A strict products liability cause of action, on the other hand, had been extended to retailers for policy reasons. "Where products are sold in the normal course of business, sellers, by reason of their continuing relationships with manufacturers, are most often in a position to exert pressure for the improved safety of products and can recover increased costs within their commercial dealings, or through contribution or indemnification in litigation; additionally, by marketing the products as a regular part of their business such sellers may be said to have assumed a special responsibility to the public, which has come to expect them to stand behind their goods” (Sukljian v Ross & Son Co., supra, at 95). The same policy considerations do not attend where the sale is by a party who is not engaged in the sale of the product in issue as a regular part of its business. Thus, while the focus of a breach of warranty cause of action is on the transaction between the seller and the particular *21buyer, a strict products liability action against a seller focuses on the nature of the seller’s business and its relationship with the manufacturer.

In the instant case, the transaction between Hubbell and plaintiff may well have been primarily service oriented, thus negating a breach of warranty action. However, the cause of action brought to trial by plaintiff was strict products liability and it is clear from the record that Hubbell was in the business of retail sale of hardware, lumber and lawnmowers as well as lawnmower parts. A consumer could have purchased the gasoline tank cap involved herein without having repairs on a lawnmower performed. This case is unlike Gobhai (supra), where the provision of slippers to passengers was not a regular part of the business of an airline, or Sukljian (supra), where the occasional sale of a surplus secondhand machine was not a regular part of the business of General Electric Company.

In our view, the record demonstrates that the sale of the gasoline tank cap was part of the regular course of Hubbell’s business, such that it could be held liable for a defect in the cap. However, it is clear that insufficient proof of a defect in the cap was offered to warrant submission of the cause of action to the jury. The only semblance of such proof was the testimony of defendants’ expert witness that the cap was not sealing as well as it should have. However, this testimony had no factual support and was part of the witness’s highly speculative recital of his theory of how the accident occurred. Such testimony was directly contradicted by other evidence in the record.

Defendants also contend that Supreme Court erred in a number of respects in its charge to the jury. To the extent that such allegations of error affect the jury’s finding of no negligence on the part of Hubbell, we have reviewed them and find them to be without merit. So much of the judgment as dismissed the complaint and cross claim against Hubbell is affirmed.

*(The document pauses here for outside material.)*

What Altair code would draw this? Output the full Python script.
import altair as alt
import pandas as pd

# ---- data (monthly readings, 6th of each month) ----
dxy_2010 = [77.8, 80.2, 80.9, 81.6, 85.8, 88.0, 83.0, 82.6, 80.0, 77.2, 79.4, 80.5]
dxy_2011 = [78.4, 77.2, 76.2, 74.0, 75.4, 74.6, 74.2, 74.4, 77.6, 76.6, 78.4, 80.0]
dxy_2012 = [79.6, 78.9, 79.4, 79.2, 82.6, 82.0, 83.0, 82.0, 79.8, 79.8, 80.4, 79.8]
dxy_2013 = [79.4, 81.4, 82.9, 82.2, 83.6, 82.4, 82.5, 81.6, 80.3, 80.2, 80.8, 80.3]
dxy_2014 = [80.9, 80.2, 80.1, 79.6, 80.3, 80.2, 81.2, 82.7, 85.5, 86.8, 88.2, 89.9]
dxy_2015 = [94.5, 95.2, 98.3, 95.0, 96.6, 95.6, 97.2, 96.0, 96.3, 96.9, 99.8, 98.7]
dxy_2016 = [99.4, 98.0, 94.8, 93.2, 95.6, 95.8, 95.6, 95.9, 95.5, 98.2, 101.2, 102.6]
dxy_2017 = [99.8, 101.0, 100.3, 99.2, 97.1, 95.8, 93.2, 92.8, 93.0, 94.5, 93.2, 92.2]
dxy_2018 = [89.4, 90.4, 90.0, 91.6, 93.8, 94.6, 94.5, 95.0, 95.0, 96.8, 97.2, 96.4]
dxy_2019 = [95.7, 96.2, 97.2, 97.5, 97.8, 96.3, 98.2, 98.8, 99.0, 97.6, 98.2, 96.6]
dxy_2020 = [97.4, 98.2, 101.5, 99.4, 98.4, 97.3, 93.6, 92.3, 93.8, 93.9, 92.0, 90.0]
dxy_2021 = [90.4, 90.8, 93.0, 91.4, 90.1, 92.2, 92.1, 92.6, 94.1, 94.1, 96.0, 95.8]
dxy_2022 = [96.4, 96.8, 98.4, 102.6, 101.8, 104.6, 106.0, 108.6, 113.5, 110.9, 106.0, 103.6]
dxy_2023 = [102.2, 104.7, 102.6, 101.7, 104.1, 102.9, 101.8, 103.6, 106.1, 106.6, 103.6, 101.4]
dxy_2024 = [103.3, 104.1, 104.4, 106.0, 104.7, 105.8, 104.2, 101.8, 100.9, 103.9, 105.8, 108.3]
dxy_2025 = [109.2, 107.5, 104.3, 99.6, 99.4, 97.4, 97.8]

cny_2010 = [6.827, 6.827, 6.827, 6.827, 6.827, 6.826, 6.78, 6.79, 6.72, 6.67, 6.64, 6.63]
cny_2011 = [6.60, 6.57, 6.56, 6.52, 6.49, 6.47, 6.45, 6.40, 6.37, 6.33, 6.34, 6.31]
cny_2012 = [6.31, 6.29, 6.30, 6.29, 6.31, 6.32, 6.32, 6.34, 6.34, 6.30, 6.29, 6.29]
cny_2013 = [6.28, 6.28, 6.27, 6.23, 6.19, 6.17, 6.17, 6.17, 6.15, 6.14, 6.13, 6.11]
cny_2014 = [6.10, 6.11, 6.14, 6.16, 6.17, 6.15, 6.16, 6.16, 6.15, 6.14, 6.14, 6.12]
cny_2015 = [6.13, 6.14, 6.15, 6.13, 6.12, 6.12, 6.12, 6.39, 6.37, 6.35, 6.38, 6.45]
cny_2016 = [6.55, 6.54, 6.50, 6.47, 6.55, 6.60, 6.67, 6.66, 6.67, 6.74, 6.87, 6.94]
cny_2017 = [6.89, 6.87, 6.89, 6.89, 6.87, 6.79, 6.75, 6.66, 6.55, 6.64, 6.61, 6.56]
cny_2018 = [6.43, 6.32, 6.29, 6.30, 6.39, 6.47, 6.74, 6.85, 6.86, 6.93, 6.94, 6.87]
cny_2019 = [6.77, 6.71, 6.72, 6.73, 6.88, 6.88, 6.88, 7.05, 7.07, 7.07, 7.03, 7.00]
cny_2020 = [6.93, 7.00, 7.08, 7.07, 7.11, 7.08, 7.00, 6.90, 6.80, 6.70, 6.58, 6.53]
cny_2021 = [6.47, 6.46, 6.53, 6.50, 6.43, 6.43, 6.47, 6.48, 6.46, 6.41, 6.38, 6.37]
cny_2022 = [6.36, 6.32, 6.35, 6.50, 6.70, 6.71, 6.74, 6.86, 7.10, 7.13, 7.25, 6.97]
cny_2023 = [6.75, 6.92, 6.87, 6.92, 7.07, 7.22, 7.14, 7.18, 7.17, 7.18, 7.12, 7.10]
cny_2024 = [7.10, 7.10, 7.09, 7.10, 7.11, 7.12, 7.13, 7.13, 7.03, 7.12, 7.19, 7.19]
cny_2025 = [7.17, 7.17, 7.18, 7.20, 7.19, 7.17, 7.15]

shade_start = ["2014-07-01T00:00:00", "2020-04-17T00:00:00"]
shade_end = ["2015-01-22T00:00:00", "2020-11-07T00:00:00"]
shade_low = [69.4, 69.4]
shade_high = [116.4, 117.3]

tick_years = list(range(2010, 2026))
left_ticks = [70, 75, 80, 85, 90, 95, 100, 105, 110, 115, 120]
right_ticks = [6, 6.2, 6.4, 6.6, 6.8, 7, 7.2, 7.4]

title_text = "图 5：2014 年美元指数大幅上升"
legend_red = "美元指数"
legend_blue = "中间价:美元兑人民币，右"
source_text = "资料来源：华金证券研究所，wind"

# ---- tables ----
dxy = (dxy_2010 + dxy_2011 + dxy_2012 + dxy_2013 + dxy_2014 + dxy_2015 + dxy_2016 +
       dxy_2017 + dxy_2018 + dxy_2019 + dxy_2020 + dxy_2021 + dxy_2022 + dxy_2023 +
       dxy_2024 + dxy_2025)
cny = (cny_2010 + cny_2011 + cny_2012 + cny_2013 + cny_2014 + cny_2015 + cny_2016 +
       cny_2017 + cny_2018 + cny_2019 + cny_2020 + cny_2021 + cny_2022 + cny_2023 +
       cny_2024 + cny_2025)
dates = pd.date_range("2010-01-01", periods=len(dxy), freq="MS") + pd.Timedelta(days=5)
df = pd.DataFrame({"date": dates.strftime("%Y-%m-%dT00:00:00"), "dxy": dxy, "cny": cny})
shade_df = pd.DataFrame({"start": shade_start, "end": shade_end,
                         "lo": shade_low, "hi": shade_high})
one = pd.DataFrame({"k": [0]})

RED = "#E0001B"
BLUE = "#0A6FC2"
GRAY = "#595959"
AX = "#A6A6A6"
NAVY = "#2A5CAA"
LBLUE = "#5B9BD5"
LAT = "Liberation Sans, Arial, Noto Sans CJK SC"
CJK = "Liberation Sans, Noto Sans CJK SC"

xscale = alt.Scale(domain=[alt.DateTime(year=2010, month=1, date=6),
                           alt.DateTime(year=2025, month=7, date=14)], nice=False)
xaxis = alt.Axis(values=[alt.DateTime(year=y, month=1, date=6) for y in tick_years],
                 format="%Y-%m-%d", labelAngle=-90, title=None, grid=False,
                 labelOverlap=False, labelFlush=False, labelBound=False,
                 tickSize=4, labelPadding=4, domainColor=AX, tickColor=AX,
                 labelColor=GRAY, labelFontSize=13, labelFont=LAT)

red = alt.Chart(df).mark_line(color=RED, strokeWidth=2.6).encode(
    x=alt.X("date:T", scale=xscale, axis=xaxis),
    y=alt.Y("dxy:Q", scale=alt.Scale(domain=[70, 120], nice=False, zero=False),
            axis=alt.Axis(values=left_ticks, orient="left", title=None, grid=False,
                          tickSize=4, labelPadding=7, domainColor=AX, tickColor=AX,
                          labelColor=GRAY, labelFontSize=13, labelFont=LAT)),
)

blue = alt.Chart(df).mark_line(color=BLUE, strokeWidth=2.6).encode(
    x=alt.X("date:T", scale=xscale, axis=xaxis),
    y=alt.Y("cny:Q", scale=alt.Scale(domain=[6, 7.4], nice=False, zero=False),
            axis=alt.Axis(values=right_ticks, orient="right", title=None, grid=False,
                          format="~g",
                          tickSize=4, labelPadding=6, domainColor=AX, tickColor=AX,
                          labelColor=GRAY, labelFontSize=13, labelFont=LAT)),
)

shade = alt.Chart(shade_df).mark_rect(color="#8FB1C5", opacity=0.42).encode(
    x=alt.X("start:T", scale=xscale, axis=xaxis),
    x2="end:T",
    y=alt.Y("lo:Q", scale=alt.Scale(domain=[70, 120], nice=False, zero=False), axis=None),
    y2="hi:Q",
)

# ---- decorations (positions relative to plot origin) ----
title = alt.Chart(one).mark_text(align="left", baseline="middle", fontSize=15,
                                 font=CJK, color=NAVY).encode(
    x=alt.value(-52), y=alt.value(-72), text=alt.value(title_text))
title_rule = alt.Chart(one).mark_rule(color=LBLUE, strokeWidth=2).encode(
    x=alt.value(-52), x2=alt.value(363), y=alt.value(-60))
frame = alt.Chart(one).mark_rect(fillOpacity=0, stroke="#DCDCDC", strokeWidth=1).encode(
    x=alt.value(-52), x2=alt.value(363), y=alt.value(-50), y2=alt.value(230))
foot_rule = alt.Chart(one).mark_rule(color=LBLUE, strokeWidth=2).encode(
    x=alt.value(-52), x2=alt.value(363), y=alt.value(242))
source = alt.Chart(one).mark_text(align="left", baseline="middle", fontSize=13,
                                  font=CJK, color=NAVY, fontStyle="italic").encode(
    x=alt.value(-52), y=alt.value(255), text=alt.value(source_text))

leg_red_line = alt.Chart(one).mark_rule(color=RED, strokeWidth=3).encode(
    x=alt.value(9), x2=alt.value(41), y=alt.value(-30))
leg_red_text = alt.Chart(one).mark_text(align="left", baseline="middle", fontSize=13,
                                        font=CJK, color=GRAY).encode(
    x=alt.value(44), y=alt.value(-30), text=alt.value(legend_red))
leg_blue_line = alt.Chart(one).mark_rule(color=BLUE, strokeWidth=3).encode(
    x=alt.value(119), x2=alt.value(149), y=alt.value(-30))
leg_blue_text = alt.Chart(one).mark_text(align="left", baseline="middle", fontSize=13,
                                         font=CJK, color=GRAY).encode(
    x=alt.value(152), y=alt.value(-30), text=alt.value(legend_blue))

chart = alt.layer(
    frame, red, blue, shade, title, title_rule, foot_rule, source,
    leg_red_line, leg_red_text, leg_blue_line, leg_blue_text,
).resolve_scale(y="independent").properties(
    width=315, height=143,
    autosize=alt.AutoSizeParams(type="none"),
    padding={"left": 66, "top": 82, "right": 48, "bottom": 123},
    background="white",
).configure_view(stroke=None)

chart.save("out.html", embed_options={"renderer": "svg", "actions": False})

Since we have held that a new trial is warranted, it is unnecessary to address defendants’ remaining contentions. The matter is remitted to Supreme Court for a new trial on plaintiff’s causes of action against defendants alleging negligence and strict products liability based on design defect, as well as his wife’s derivative causes of actions.

Kane, Main, Casey and Levine, JJ., concur.

*22Judgment reversed, on the law, without costs, complaint and cross claim against defendant Hubbell Brothers, Inc. dismissed, third-party complaint against third-party defendant Nelson Muffler, Inc. dismissed, third cause of action in the complaint against defendant Roper Corporation and third cause of action in the complaint against defendant Sears, Roebuck and Company dismissed, and matter remitted to Supreme Court for a new trial on the remaining causes of action in the complaints against defendant Roper Corporation and defendant Sears, Roebuck and Company to the extent that they state causes of action for negligence and strict products liability based on design defect along with the derivative causes of action stated in the complaints.

Such evidence is also admissible where a manufacturer disputes a plaintiff’s proof of the feasibility of a design alternative or to establish the manufacturer’s failure to warn of a known risk or defect (Haran v Union Carbide Corp., 68 NY2d 710; Cover v Cohen, 61 NY2d 261), or in any situation where the evidence is offered not as proof of negligence or defective design but as proof of some other relevant fact, such as control (see, Richardson, Evidence § 168, at 137 [Prince 10th ed]).